● PROVIDED DATA
□ □ □ □

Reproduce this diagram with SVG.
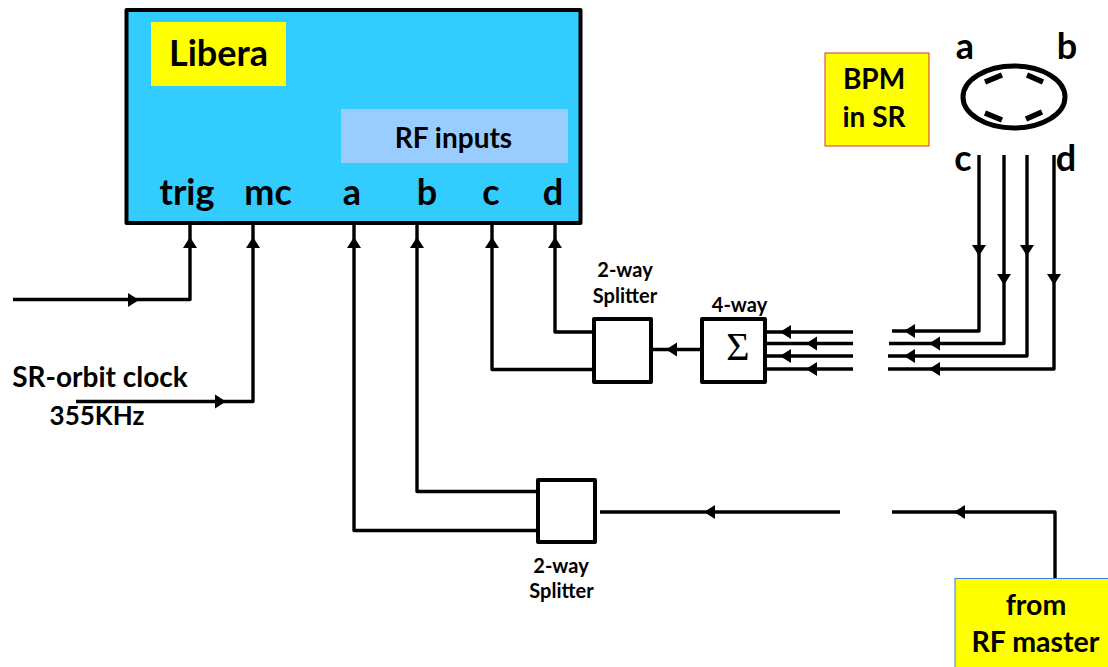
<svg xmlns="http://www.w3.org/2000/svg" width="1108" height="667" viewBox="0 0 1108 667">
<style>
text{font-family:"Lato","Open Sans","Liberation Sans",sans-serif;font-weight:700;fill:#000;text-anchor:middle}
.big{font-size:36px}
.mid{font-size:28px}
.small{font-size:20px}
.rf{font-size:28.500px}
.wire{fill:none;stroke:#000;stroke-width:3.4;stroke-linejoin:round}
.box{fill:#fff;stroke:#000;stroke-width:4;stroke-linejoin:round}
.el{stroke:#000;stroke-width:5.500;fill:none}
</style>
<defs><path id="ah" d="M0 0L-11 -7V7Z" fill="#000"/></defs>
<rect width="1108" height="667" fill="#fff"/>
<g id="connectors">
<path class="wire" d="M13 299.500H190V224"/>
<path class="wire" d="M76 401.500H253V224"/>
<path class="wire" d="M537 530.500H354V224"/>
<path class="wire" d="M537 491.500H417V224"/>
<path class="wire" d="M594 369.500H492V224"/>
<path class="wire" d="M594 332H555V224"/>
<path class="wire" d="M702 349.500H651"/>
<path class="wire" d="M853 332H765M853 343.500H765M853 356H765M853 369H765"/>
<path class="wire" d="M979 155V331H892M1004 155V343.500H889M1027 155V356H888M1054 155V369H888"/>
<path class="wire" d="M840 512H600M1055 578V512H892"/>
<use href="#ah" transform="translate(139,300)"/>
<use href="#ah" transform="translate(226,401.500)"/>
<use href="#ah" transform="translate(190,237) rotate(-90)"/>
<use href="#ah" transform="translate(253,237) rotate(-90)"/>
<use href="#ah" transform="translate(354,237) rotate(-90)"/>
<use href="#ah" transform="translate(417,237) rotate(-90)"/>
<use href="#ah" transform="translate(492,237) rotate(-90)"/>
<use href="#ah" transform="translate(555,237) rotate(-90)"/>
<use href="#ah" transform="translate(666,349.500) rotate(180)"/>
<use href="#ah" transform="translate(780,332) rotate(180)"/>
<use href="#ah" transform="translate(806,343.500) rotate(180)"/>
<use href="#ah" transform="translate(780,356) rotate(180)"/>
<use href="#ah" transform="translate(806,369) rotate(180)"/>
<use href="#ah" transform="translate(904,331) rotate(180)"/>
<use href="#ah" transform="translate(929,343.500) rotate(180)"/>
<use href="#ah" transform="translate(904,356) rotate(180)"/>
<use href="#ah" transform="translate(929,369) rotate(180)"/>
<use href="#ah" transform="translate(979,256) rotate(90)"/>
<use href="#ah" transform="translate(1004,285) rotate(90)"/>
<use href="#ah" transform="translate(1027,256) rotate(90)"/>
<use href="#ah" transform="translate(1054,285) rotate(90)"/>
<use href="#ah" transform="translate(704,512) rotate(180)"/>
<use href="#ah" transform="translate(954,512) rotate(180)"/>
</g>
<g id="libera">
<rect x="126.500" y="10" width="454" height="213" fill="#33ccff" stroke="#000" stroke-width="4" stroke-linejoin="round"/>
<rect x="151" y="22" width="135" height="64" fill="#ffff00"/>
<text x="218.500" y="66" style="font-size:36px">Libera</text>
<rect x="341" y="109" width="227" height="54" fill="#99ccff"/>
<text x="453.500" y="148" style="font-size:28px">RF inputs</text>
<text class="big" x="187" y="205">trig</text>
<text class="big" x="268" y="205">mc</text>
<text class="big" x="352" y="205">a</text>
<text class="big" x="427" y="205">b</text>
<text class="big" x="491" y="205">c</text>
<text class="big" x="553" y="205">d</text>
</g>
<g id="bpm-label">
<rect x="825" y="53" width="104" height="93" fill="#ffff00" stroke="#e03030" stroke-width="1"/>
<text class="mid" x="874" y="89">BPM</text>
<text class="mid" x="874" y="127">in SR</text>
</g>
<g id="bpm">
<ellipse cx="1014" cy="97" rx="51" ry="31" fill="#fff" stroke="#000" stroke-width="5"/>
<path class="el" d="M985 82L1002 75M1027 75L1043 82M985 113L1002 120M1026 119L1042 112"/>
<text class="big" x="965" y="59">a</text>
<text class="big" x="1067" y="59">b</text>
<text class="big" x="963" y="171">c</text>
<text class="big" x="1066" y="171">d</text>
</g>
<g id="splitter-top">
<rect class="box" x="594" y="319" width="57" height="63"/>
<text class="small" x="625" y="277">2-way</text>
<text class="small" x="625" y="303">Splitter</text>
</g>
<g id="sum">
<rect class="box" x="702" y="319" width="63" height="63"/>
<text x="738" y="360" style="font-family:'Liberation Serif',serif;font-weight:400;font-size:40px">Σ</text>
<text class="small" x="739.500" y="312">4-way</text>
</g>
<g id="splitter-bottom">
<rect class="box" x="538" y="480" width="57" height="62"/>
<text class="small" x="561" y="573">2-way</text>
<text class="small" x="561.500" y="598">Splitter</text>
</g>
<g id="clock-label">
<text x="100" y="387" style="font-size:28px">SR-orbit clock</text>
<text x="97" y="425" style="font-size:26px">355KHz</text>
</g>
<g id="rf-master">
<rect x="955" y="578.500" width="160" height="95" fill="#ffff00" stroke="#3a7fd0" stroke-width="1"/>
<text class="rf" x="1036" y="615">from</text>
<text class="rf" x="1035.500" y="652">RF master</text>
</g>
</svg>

□ □ □ □

● THE PROBLEM
Drop the images and repeat the data exactly.

● RESULT
Reproduce this diagram with SVG.
<svg xmlns="http://www.w3.org/2000/svg" width="1108" height="667" viewBox="0 0 1108 667">
<style>
text{font-family:"Lato","Open Sans","Liberation Sans",sans-serif;font-weight:700;fill:#000;text-anchor:middle}
.big{font-size:36px}
.mid{font-size:28px}
.small{font-size:20px}
.rf{font-size:28.500px}
.wire{fill:none;stroke:#000;stroke-width:3.4;stroke-linejoin:round}
.box{fill:#fff;stroke:#000;stroke-width:4;stroke-linejoin:round}
.el{stroke:#000;stroke-width:5.500;fill:none}
</style>
<defs><path id="ah" d="M0 0L-11 -7V7Z" fill="#000"/></defs>
<rect width="1108" height="667" fill="#fff"/>
<g id="connectors">
<path class="wire" d="M13 299.500H190V224"/>
<path class="wire" d="M76 401.500H253V224"/>
<path class="wire" d="M537 530.500H354V224"/>
<path class="wire" d="M537 491.500H417V224"/>
<path class="wire" d="M594 369.500H492V224"/>
<path class="wire" d="M594 332H555V224"/>
<path class="wire" d="M702 349.500H651"/>
<path class="wire" d="M853 332H765M853 343.500H765M853 356H765M853 369H765"/>
<path class="wire" d="M979 155V331H892M1004 155V343.500H889M1027 155V356H888M1054 155V369H888"/>
<path class="wire" d="M840 512H600M1055 578V512H892"/>
<use href="#ah" transform="translate(139,300)"/>
<use href="#ah" transform="translate(226,401.500)"/>
<use href="#ah" transform="translate(190,237) rotate(-90)"/>
<use href="#ah" transform="translate(253,237) rotate(-90)"/>
<use href="#ah" transform="translate(354,237) rotate(-90)"/>
<use href="#ah" transform="translate(417,237) rotate(-90)"/>
<use href="#ah" transform="translate(492,237) rotate(-90)"/>
<use href="#ah" transform="translate(555,237) rotate(-90)"/>
<use href="#ah" transform="translate(666,349.500) rotate(180)"/>
<use href="#ah" transform="translate(780,332) rotate(180)"/>
<use href="#ah" transform="translate(806,343.500) rotate(180)"/>
<use href="#ah" transform="translate(780,356) rotate(180)"/>
<use href="#ah" transform="translate(806,369) rotate(180)"/>
<use href="#ah" transform="translate(904,331) rotate(180)"/>
<use href="#ah" transform="translate(929,343.500) rotate(180)"/>
<use href="#ah" transform="translate(904,356) rotate(180)"/>
<use href="#ah" transform="translate(929,369) rotate(180)"/>
<use href="#ah" transform="translate(979,256) rotate(90)"/>
<use href="#ah" transform="translate(1004,285) rotate(90)"/>
<use href="#ah" transform="translate(1027,256) rotate(90)"/>
<use href="#ah" transform="translate(1054,285) rotate(90)"/>
<use href="#ah" transform="translate(704,512) rotate(180)"/>
<use href="#ah" transform="translate(954,512) rotate(180)"/>
</g>
<g id="libera">
<rect x="126.500" y="10" width="454" height="213" fill="#33ccff" stroke="#000" stroke-width="4" stroke-linejoin="round"/>
<rect x="151" y="22" width="135" height="64" fill="#ffff00"/>
<text x="218.500" y="66" style="font-size:36px">Libera</text>
<rect x="341" y="109" width="227" height="54" fill="#99ccff"/>
<text x="453.500" y="148" style="font-size:28px">RF inputs</text>
<text class="big" x="187" y="205">trig</text>
<text class="big" x="268" y="205">mc</text>
<text class="big" x="352" y="205">a</text>
<text class="big" x="427" y="205">b</text>
<text class="big" x="491" y="205">c</text>
<text class="big" x="553" y="205">d</text>
</g>
<g id="bpm-label">
<rect x="825" y="53" width="104" height="93" fill="#ffff00" stroke="#e03030" stroke-width="1"/>
<text class="mid" x="874" y="89">BPM</text>
<text class="mid" x="874" y="127">in SR</text>
</g>
<g id="bpm">
<ellipse cx="1014" cy="97" rx="51" ry="31" fill="#fff" stroke="#000" stroke-width="5"/>
<path class="el" d="M985 82L1002 75M1027 75L1043 82M985 113L1002 120M1026 119L1042 112"/>
<text class="big" x="965" y="59">a</text>
<text class="big" x="1067" y="59">b</text>
<text class="big" x="963" y="171">c</text>
<text class="big" x="1066" y="171">d</text>
</g>
<g id="splitter-top">
<rect class="box" x="594" y="319" width="57" height="63"/>
<text class="small" x="625" y="277">2-way</text>
<text class="small" x="625" y="303">Splitter</text>
</g>
<g id="sum">
<rect class="box" x="702" y="319" width="63" height="63"/>
<text x="738" y="360" style="font-family:'Liberation Serif',serif;font-weight:400;font-size:40px">Σ</text>
<text class="small" x="739.500" y="312">4-way</text>
</g>
<g id="splitter-bottom">
<rect class="box" x="538" y="480" width="57" height="62"/>
<text class="small" x="561" y="573">2-way</text>
<text class="small" x="561.500" y="598">Splitter</text>
</g>
<g id="clock-label">
<text x="100" y="387" style="font-size:28px">SR-orbit clock</text>
<text x="97" y="425" style="font-size:26px">355KHz</text>
</g>
<g id="rf-master">
<rect x="955" y="578.500" width="160" height="95" fill="#ffff00" stroke="#3a7fd0" stroke-width="1"/>
<text class="rf" x="1036" y="615">from</text>
<text class="rf" x="1035.500" y="652">RF master</text>
</g>
</svg>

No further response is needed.